Валька Бурмакин жадно затягивался махорочным дымом, не чувствуя, что догоревшая самокрутка обжигает пальцы. Как поступить, что делать? Тайга, ночь, двадцать с гаком километров до поселка. Дороги нету, лыжня. Когда доберутся сюда непривычные к тайге люди, когда доставят раненого в больницу? Как будут его доставлять — человека, не кусок дерева, который можно принести на плече к костру? Ему вдруг представились два барахтающихся в снегу санитара с носилками, которые приходится тащить волоком, буровя снег. Два жалких маленьких человечка под огромными нагими лиственницами. Два потерявшихся в бескрайности тайги муравья, волокущие непосильную ношу к муравейнику.

— Горе мне с тобой, заготовитель! — вздохнул он и, подняв топор, двинулся в тьму, начинающую расползаться, редеть.

Канюков не слышал. Боль поутихла, стала тупой, терпимой. И не мешала мыслям прикасаться к тому, что он страшился бы увидеть, не то что рукой тронуть. К ноющей пустоте ниже живота, где начиналась правая нога, легкая и послушная недавно, а теперь тяжелая, чужая, не принадлежащая телу. Просто ушиб или перелом? Если поврежден таз, то… нет, лучше не думать об этом! Просто ушиб, конечно. Надо потерпеть, завтра увезут в поселок, в больницу… На чем его увезут в поселок? На чем, ну?

Тайга. Мутная мгла рассвета. Синий снег.

— Валя! Сын-нок!

Молчание.

— Вал-ля! Эн, где ты? Валя-а!

Все. Конец. Бросили умирать в тайге. Умирать.
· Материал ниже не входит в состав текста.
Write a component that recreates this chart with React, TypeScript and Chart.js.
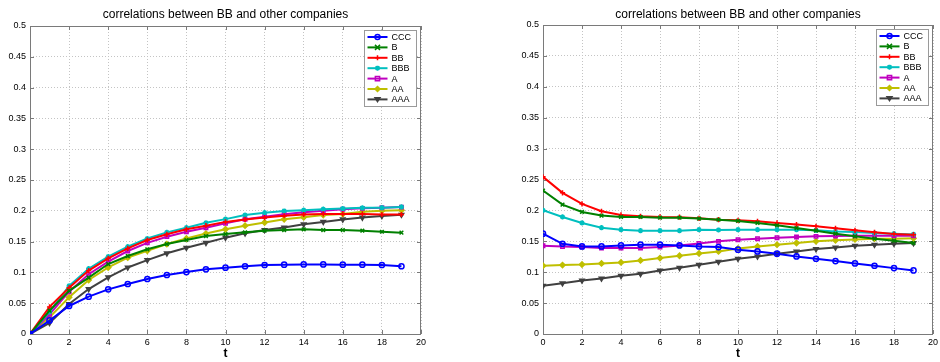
import React, { useEffect, useRef } from 'react';
import { Chart, registerables } from 'chart.js';

Chart.register(...registerables);

// ---------- data ----------
const tValues = [0, 1, 2, 3, 4, 5, 6, 7, 8, 9, 10, 11, 12, 13, 14, 15, 16, 17, 18, 19];
const seriesLabels = ['CCC', 'B', 'BB', 'BBB', 'A', 'AA', 'AAA'];
const seriesColors = ['#0000ff', '#008000', '#ff0000', '#00bfbf', '#bf00bf', '#bfbf00', '#404040'];
const seriesMarkers = ['circle', 'crossRot', 'cross', 'star', 'rect', 'rectRot', 'triangleDown'];

const leftCCC = [0, 0.022, 0.0455, 0.0606, 0.0725, 0.0812, 0.0893, 0.0958, 0.1006, 0.105, 0.1077, 0.110, 0.112, 0.1125, 0.113, 0.113, 0.1125, 0.1125, 0.112, 0.110];
const leftB = [0, 0.038, 0.070, 0.0914, 0.1136, 0.1266, 0.1375, 0.146, 0.1526, 0.159, 0.1623, 0.165, 0.1677, 0.1688, 0.170, 0.1688, 0.1688, 0.1677, 0.166, 0.1645];
const leftBB = [0, 0.044, 0.075, 0.103, 0.1228, 0.139, 0.1526, 0.1618, 0.170, 0.1758, 0.182, 0.186, 0.189, 0.192, 0.194, 0.195, 0.195, 0.195, 0.194, 0.194];
const leftBBB = [0, 0.036, 0.078, 0.106, 0.1255, 0.1417, 0.155, 0.165, 0.1726, 0.1805, 0.1865, 0.193, 0.197, 0.1997, 0.201, 0.2026, 0.2037, 0.2048, 0.205, 0.2063];
const leftA = [0, 0.032, 0.0687, 0.097, 0.1174, 0.1347, 0.148, 0.158, 0.166, 0.1726, 0.1797, 0.1862, 0.1905, 0.1943, 0.1975, 0.2002, 0.2024, 0.204, 0.205, 0.206];
const leftAA = [0, 0.027, 0.0595, 0.0877, 0.108, 0.1239, 0.135, 0.146, 0.155, 0.163, 0.170, 0.1758, 0.181, 0.1862, 0.1894, 0.193, 0.1948, 0.1986, 0.2, 0.201];
const leftAAA = [0, 0.018, 0.0487, 0.073, 0.092, 0.108, 0.12, 0.131, 0.140, 0.148, 0.1564, 0.1634, 0.1688, 0.173, 0.178, 0.182, 0.186, 0.189, 0.1916, 0.1937];

const rightCCC = [0.1623, 0.146, 0.1417, 0.1417, 0.1434, 0.1445, 0.1445, 0.1434, 0.1417, 0.1407, 0.1364, 0.1336, 0.1299, 0.1255, 0.1218, 0.118, 0.1142, 0.1104, 0.1066, 0.1028];
const rightB = [0.232, 0.2094, 0.1975, 0.1916, 0.1894, 0.1894, 0.1883, 0.1883, 0.1867, 0.185, 0.183, 0.1797, 0.1758, 0.1715, 0.1672, 0.1623, 0.158, 0.1542, 0.151, 0.1472];
const rightBB = [0.2543, 0.2284, 0.2105, 0.1986, 0.1926, 0.1905, 0.1894, 0.189, 0.1872, 0.185, 0.184, 0.1823, 0.1797, 0.177, 0.1742, 0.171, 0.1677, 0.1645, 0.1618, 0.1607];
const rightBBB = [0.2002, 0.1894, 0.1797, 0.172, 0.1688, 0.1672, 0.1672, 0.1672, 0.1688, 0.1683, 0.1688, 0.1688, 0.1688, 0.1688, 0.1677, 0.166, 0.165, 0.1634, 0.1623, 0.1612];
const rightA = [0.1428, 0.1417, 0.1407, 0.139, 0.139, 0.139, 0.1407, 0.1434, 0.1466, 0.1499, 0.1526, 0.1542, 0.1558, 0.157, 0.158, 0.1585, 0.159, 0.159, 0.159, 0.159];
const rightAA = [0.1104, 0.1115, 0.1125, 0.1142, 0.1158, 0.119, 0.1228, 0.1266, 0.1304, 0.1336, 0.1385, 0.1417, 0.1445, 0.1472, 0.1499, 0.1515, 0.153, 0.1542, 0.1542, 0.1548];
const rightAAA = [0.0779, 0.0822, 0.0866, 0.0898, 0.0942, 0.0974, 0.1028, 0.1071, 0.112, 0.1169, 0.1218, 0.1255, 0.1299, 0.1336, 0.1374, 0.14, 0.1428, 0.1445, 0.146, 0.1472];

const xTickValues = [0, 2, 4, 6, 8, 10, 12, 14, 16, 18, 20];
const yTickValues = [0, 0.05, 0.1, 0.15, 0.2, 0.25, 0.3, 0.35, 0.4, 0.45, 0.5];
const chartTitle = 'correlations between BB and other companies';
const xAxisTitle = 't';

const leftSeries = [leftCCC, leftB, leftBB, leftBBB, leftA, leftAA, leftAAA];
const rightSeries = [rightCCC, rightB, rightBB, rightBBB, rightA, rightAA, rightAAA];

// ---------- helpers ----------
const FONT = '"Liberation Sans", Arial, Helvetica, sans-serif';
const FRAME_COLOR = '#7a7a7a';

function drawMarker(ctx: CanvasRenderingContext2D, kind: string, x: number, y: number, r: number, color: string) {
  ctx.save();
  ctx.strokeStyle = color;
  ctx.fillStyle = color;
  ctx.lineWidth = 1.5;
  ctx.beginPath();
  switch (kind) {
    case 'circle':
      ctx.arc(x, y, r, 0, Math.PI * 2);
      ctx.stroke();
      break;
    case 'crossRot':
      ctx.moveTo(x - r, y - r); ctx.lineTo(x + r, y + r);
      ctx.moveTo(x + r, y - r); ctx.lineTo(x - r, y + r);
      ctx.stroke();
      break;
    case 'cross':
      ctx.moveTo(x - r, y); ctx.lineTo(x + r, y);
      ctx.moveTo(x, y - r); ctx.lineTo(x, y + r);
      ctx.stroke();
      break;
    case 'star': {
      const d = r * 0.75;
      ctx.moveTo(x - r, y); ctx.lineTo(x + r, y);
      ctx.moveTo(x, y - r); ctx.lineTo(x, y + r);
      ctx.moveTo(x - d, y - d); ctx.lineTo(x + d, y + d);
      ctx.moveTo(x + d, y - d); ctx.lineTo(x - d, y + d);
      ctx.stroke();
      break;
    }
    case 'rect':
      ctx.rect(x - r * 0.85, y - r * 0.85, r * 1.7, r * 1.7);
      ctx.stroke();
      break;
    case 'rectRot':
      ctx.moveTo(x, y - r); ctx.lineTo(x + r, y); ctx.lineTo(x, y + r); ctx.lineTo(x - r, y); ctx.closePath();
      ctx.fill(); ctx.stroke();
      break;
    case 'triangleDown':
      ctx.moveTo(x - r, y - r * 0.7); ctx.lineTo(x + r, y - r * 0.7); ctx.lineTo(x, y + r * 0.9); ctx.closePath();
      ctx.fill(); ctx.stroke();
      break;
  }
  ctx.restore();
}

const framePlugin = {
  id: 'matlabFrame',
  beforeDatasetsDraw(chart: any) {
    const { ctx, chartArea } = chart;
    const { left, right, top, bottom } = chartArea;
    const xs = chart.scales.x;
    const ys = chart.scales.y;
    ctx.save();
    ctx.strokeStyle = FRAME_COLOR;
    ctx.lineWidth = 1;
    ctx.strokeRect(Math.round(left) + 0.5, Math.round(top) + 0.5, Math.round(right - left) - 1, Math.round(bottom - top));
    const tl = 4;
    ctx.beginPath();
    xTickValues.forEach((v) => {
      const px = Math.round(xs.getPixelForValue(v)) + 0.5;
      ctx.moveTo(px, bottom); ctx.lineTo(px, bottom - tl);
      ctx.moveTo(px, top); ctx.lineTo(px, top + tl);
    });
    yTickValues.forEach((v) => {
      const py = Math.round(ys.getPixelForValue(v)) + 0.5;
      ctx.moveTo(left, py); ctx.lineTo(left + tl, py);
      ctx.moveTo(right, py); ctx.lineTo(right - tl, py);
    });
    ctx.stroke();
    ctx.restore();
  },
  afterDatasetsDraw(chart: any) {
    const { ctx, chartArea } = chart;
    // legend box
    const boxW = 52;
    const rowH = 10.4;
    const bx = Math.round(chartArea.right - 57) + 0.5;
    const by = Math.round(chartArea.top + 4) + 0.5;
    const boxH = 76;
    ctx.save();
    ctx.fillStyle = '#ffffff';
    ctx.fillRect(bx, by, boxW, boxH);
    ctx.strokeStyle = '#9a9a9a';
    ctx.lineWidth = 1;
    ctx.strokeRect(bx, by, boxW, boxH);
    ctx.font = '9px ' + FONT;
    ctx.textBaseline = 'middle';
    ctx.textAlign = 'left';
    seriesLabels.forEach((label, i) => {
      const cy = by + 6.5 + i * rowH;
      ctx.strokeStyle = seriesColors[i];
      ctx.lineWidth = 2;
      ctx.beginPath();
      ctx.moveTo(bx + 3, cy);
      ctx.lineTo(bx + 23, cy);
      ctx.stroke();
      drawMarker(ctx, seriesMarkers[i], bx + 13, cy, 2.5, seriesColors[i]);
      ctx.fillStyle = '#000000';
      ctx.fillText(label, bx + 27, cy + 0.5);
    });
    ctx.restore();
  },
  afterDraw(chart: any) {
    const { ctx, chartArea } = chart;
    ctx.save();
    ctx.font = '12px ' + FONT;
    ctx.fillStyle = '#000000';
    ctx.textAlign = 'center';
    ctx.textBaseline = 'alphabetic';
    ctx.fillText(chartTitle, (chartArea.left + chartArea.right) / 2, 18);
    ctx.restore();
  },
};

function pointStyleFor(kind: string) {
  if (kind === 'triangleDown') return 'triangle';
  return kind;
}

function makeChart(canvas: HTMLCanvasElement, series: number[][], padding: { left: number; right: number; top: number }) {
  const datasets = series.map((vals, i) => {
    const kind = seriesMarkers[i];
    const hollow = kind === 'circle' || kind === 'rect';
    return {
      label: seriesLabels[i],
      data: tValues.map((t, j) => ({ x: t, y: vals[j] })),
      borderColor: seriesColors[i],
      backgroundColor: seriesColors[i],
      pointBorderColor: seriesColors[i],
      pointBackgroundColor: hollow ? 'rgba(255,255,255,0)' : seriesColors[i],
      pointStyle: pointStyleFor(kind),
      pointRotation: kind === 'triangleDown' ? 180 : 0,
      pointRadius: kind === 'rect' ? 2.4 : 2.6,
      pointBorderWidth: 1.5,
      borderWidth: 2,
      tension: 0,
      fill: false,
    };
  });
  return new Chart(canvas, {
    type: 'line',
    data: { datasets },
    plugins: [framePlugin],
    options: {
      animation: false,
      responsive: false,
      devicePixelRatio: 1,
      events: [],
      layout: { padding: { left: padding.left, right: padding.right, top: padding.top, bottom: 0 } },
      plugins: { legend: { display: false }, title: { display: false }, tooltip: { enabled: false } },
      scales: {
        x: {
          type: 'linear',
          min: 0,
          max: 20,
          afterBuildTicks: (s: any) => { s.ticks = xTickValues.map((v) => ({ value: v })); },
          afterFit: (s: any) => { s.height = 28; s.paddingLeft = 0; s.paddingRight = 0; s.paddingTop = 0; s.paddingBottom = 0; },
          grid: { color: '#c4c4c4', drawTicks: false, lineWidth: 1 },
          border: { display: false, dash: [1, 2] },
          ticks: {
            padding: 3,
            maxRotation: 0,
            autoSkip: false,
            color: '#000000',
            font: { family: FONT, size: 9 },
            callback: (v: any) => String(v),
          },
          title: {
            display: true,
            text: xAxisTitle,
            color: '#000000',
            font: { family: FONT, size: 12, weight: 'bold' },
            padding: { top: 0, bottom: 1 },
          },
        },
        y: {
          type: 'linear',
          min: 0,
          max: 0.5,
          afterBuildTicks: (s: any) => { s.ticks = yTickValues.map((v) => ({ value: v })); },
          afterFit: (s: any) => { s.width = 30; s.paddingLeft = 0; s.paddingRight = 0; s.paddingTop = 0; s.paddingBottom = 0; },
          grid: { color: '#c4c4c4', drawTicks: false, lineWidth: 1 },
          border: { display: false, dash: [1, 2] },
          ticks: {
            padding: 4,
            autoSkip: false,
            color: '#000000',
            font: { family: FONT, size: 9 },
            callback: (v: any) => String(Number(Number(v).toFixed(2))),
          },
        },
      },
    } as any,
  });
}

export default function App() {
  const leftRef = useRef<HTMLCanvasElement | null>(null);
  const rightRef = useRef<HTMLCanvasElement | null>(null);

  useEffect(() => {
    const charts: Chart[] = [];
    if (leftRef.current) charts.push(makeChart(leftRef.current, leftSeries, { left: 0, right: 49, top: 26 }));
    if (rightRef.current) charts.push(makeChart(rightRef.current, rightSeries, { left: 43, right: 7, top: 25 }));
    return () => charts.forEach((c) => c.destroy());
  }, []);

  return (
    <div style={{ position: 'absolute', left: 0, top: 0, width: 940, height: 362, background: '#ffffff', overflow: 'hidden' }}>
      <canvas ref={leftRef} width={470} height={362} style={{ position: 'absolute', left: 0, top: 0, width: 470, height: 362 }} />
      <canvas ref={rightRef} width={470} height={362} style={{ position: 'absolute', left: 470, top: 0, width: 470, height: 362 }} />
    </div>
  );
}
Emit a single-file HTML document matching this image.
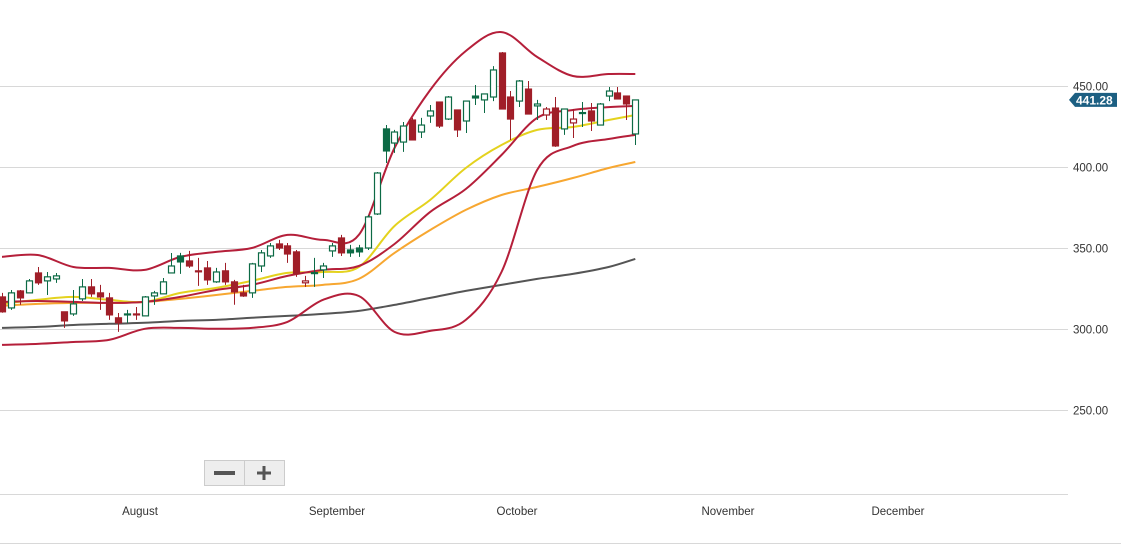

А?

Ужас навалился на него, зажал рот, остановил сердце. Оттого, что сердце остановилось, тишина вдруг сделалась звонкой и вибрирующей, как кожа на барабане. И кто-то, как в барабан, бил в нее: бум! бум! бум! Где-то далеко-далеко. Глухо-глухо. Но ведь это топор.

— Валя-а-а!

— Ого-го-го-го! Иду! — раздалось в пихтачах за ключом. — Ого-го!

Он явился, поскрипывая креплением лыж, сбросил возле костра вязанку свеженарубленных палок — не мог найти порядочных дров, что ли, или поленился искать? Поленился, конечно, — зачем, если он уйдет, а у костра останется Яков Канюков. Наплевать, пусть замерзает, да?

— Чего звал? — спросил Бурмакин. — Я черемушник для вязьев искал. Нарту хочу сделать. Иначе никакого выхода нет.

Впадая по временам в забытье и теряя ориентировку во времени, Канюков слышал настойчивое шорканье топора по сырому дереву и, успокаиваясь, опять начинал дремать. Солнце еще пряталось за сопками, когда Бурмакин, тронув за плечо, позвал:

— Эй, Яков Иваныч! Проснись! Ехать будем!

Открыв глаза, Канюков увидел рядом с собой некруто загнутый сапный полоз с врезанным белым копылом, на котором застыла капля смолы, и посчитал это продолжением сна.

— Набирайся духу — грузиться на транспорт надо! — сказал Валентин.

Значит, сани существовали в действительности. Не сани, нарта, сделанная Валькой Бурмакиным при помощи топора и ножа, пока Яков Канюков спал. Нарта, на которой Бурмакин — до чего же замечательный, мировой парень! — повезет Якова Канюкова в поселок, к людям, к врачам. К жизни!